Eventually the Abdallah children Shadi, Ghada, and Ryan started helping out—doing dishes and prepping. And in 1991 they opened the bar upstairs, Babba's Lounge, which soon became one of the city's go-to live music venues and an unofficial student hangout.

Ryan Abdallah.

Ryan Abdallah remembers being in the kitchen at three years old. "I was sitting on the counter and my old man would say 'ring the bell' and I'd hit the bell for pick up. It started then: I did dishes and when I got old enough I worked in the dining room. As soon as I was 19 I wanted to bartend, so I was bartending upstairs for a few years and that's where I first met my wife Laura."
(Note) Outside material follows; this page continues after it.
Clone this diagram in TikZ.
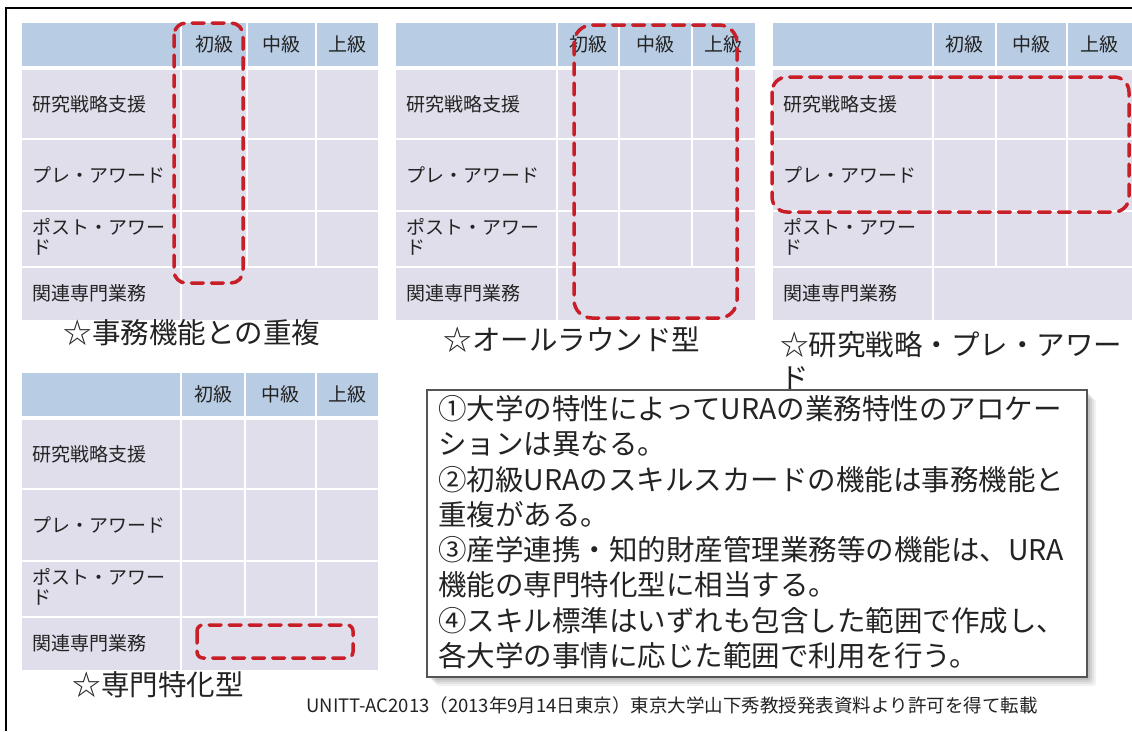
\documentclass[tikz,border=0pt]{standalone}
\usepackage{fontspec}
\setmainfont{Noto Sans CJK JP}
\definecolor{hdr}{RGB}{184,204,228}
\definecolor{bodyc}{RGB}{224,222,235}
\definecolor{redd}{RGB}{200,30,40}
\definecolor{txt}{RGB}{35,35,35}
\definecolor{boxline}{RGB}{85,85,85}
% #1 x0, #2 c1, #3 c2, #4 c3, #5 x4, #6 y0, #7 name prefix
\newcommand\uratable[7]{%
  \fill[hdr] ({#1},{#6}) rectangle ({#5},{#6+43});
  \fill[bodyc] ({#1},{#6+47}) rectangle ({#5},{#6+297});
  \draw[sep] ({#1},{#6+116}) -- ({#5},{#6+116});
  \draw[sep] ({#1},{#6+188}) -- ({#5},{#6+188});
  \draw[sep] ({#1},{#6+244}) -- ({#5},{#6+244});
  \draw[sep] ({#2},{#6}) -- ({#2},{#6+297});
  \draw[sep] ({#3},{#6}) -- ({#3},{#6+244});
  \draw[sep] ({#4},{#6}) -- ({#4},{#6+244});
  \node[hd] (#7h1) at ({(#2+#3)/2},{#6+21}) {初級};
  \node[hd] (#7h2) at ({(#3+#4)/2},{#6+21}) {中級};
  \node[hd] (#7h3) at ({(#4+#5)/2},{#6+21}) {上級};
  \node[lbl] (#7r1) at ({#1+10},{#6+81}) {研究戦略支援};
  \node[lbl] (#7r2) at ({#1+10},{#6+152}) {プレ・アワード};
  \node[lbl] (#7r3) at ({#1+10},{#6+214}) {ポスト・アワー\\ド};
  \node[lbl] (#7r4) at ({#1+10},{#6+270}) {関連専門業務};
}
\begin{document}
\begin{tikzpicture}[x=1pt,y=-1pt,
  hd/.style={font=\fontsize{19}{21}\selectfont, text=txt, inner sep=0},
  lbl/.style={font=\fontsize{19}{20}\selectfont, text=txt, inner sep=0, anchor=west, align=left},
  sep/.style={draw=white, line width=2},
  hl/.style={draw=redd, line width=3.5, dash pattern=on 12pt off 8pt, line cap=round},
  captext/.style={font=\fontsize{28.5}{33}\selectfont, text=txt, inner sep=0},
  bodytxt/.style={font=\fontsize{28.5}{35}\selectfont, text=txt, inner sep=0, anchor=base west},
]
\useasboundingbox (0,0) rectangle (1132,731);
\fill[white] (0,0) rectangle (1132,731);
\draw[line width=2] (6,731) -- (6,8) -- (1132,8);

% tables
\uratable{22}{181}{247}{316}{378}{23}{a}
\uratable{396}{557}{619}{692}{755}{23}{b}
\uratable{773}{933}{996}{1067}{1132}{23}{c}
\uratable{22}{181}{245}{316}{378}{373}{d}

% red dashed highlights
\draw[hl, rounded corners=12] (174,23) rectangle (243,283);
\draw[hl, rounded corners=18] (574,25) rectangle (737,318);
\draw[hl, rounded corners=15] (772,77) rectangle (1129,212);
\draw[hl, rounded corners=6] (197,625) rectangle (353,658);

% captions
\node[captext] (cap1) at (192,333) {☆事務機能との重複};
\node[captext] (cap2) at (572,340) {☆オールラウンド型};
\node[captext, anchor=west] (cap3a) at (780,345) {☆研究戦略・プレ・アワー};
\node[captext, anchor=west] (cap3b) at (780,378) {ド};
\node[captext] (cap4) at (158,685) {☆専門特化型};

% text box with soft shadow
\foreach \o/\a in {9/0.05,7/0.06,5/0.07,3/0.08}{
  \fill[black, opacity=\a, rounded corners=3] (427+\o,390+\o) rectangle (1087+\o,677+\o);
}
\node[draw=boxline, fill=white, line width=1.3, minimum width=660, minimum height=287, inner sep=0] (box) at (757,533.5) {};
\node[bodytxt] (t1) at (438,419) {①大学の特性によってURAの業務特性のアロケー};
\node[bodytxt] (t2) at (438,454) {ションは異なる。};
\node[bodytxt] (t3) at (438,490) {②初級URAのスキルスカードの機能は事務機能と};
\node[bodytxt] (t4) at (438,525) {重複がある。};
\node[bodytxt] (t5) at (438,560) {③産学連携・知的財産管理業務等の機能は、URA};
\node[bodytxt] (t6) at (438,595) {機能の専門特化型に相当する。};
\node[bodytxt] (t7) at (438,631) {④スキル標準はいずれも包含した範囲で作成し、};
\node[bodytxt] (t8) at (438,666) {各大学の事情に応じた範囲で利用を行う。};

% footer
\node[font=\fontsize{18.5}{20}\selectfont, text=txt, inner sep=0] (foot) at (672,705) {UNITT-AC2013（2013年9月14日東京）東京大学山下秀教授発表資料より許可を得て転載};
\end{tikzpicture}
\end{document}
Ryan and Laura Abdallah want to keep running Cedar's the way it always has been, with the same family recipes that have been passed down for generations, and they've even expanded to selling Maroun's Garlic Spread in Sobey's grocery stores across Atlantic Canada. I get my family to ship it to me from PEI, because even though I live in Toronto, the most multicultural city on earth, I can't find Lebanese garlic sauce here, not the way the Abdallah family makes it.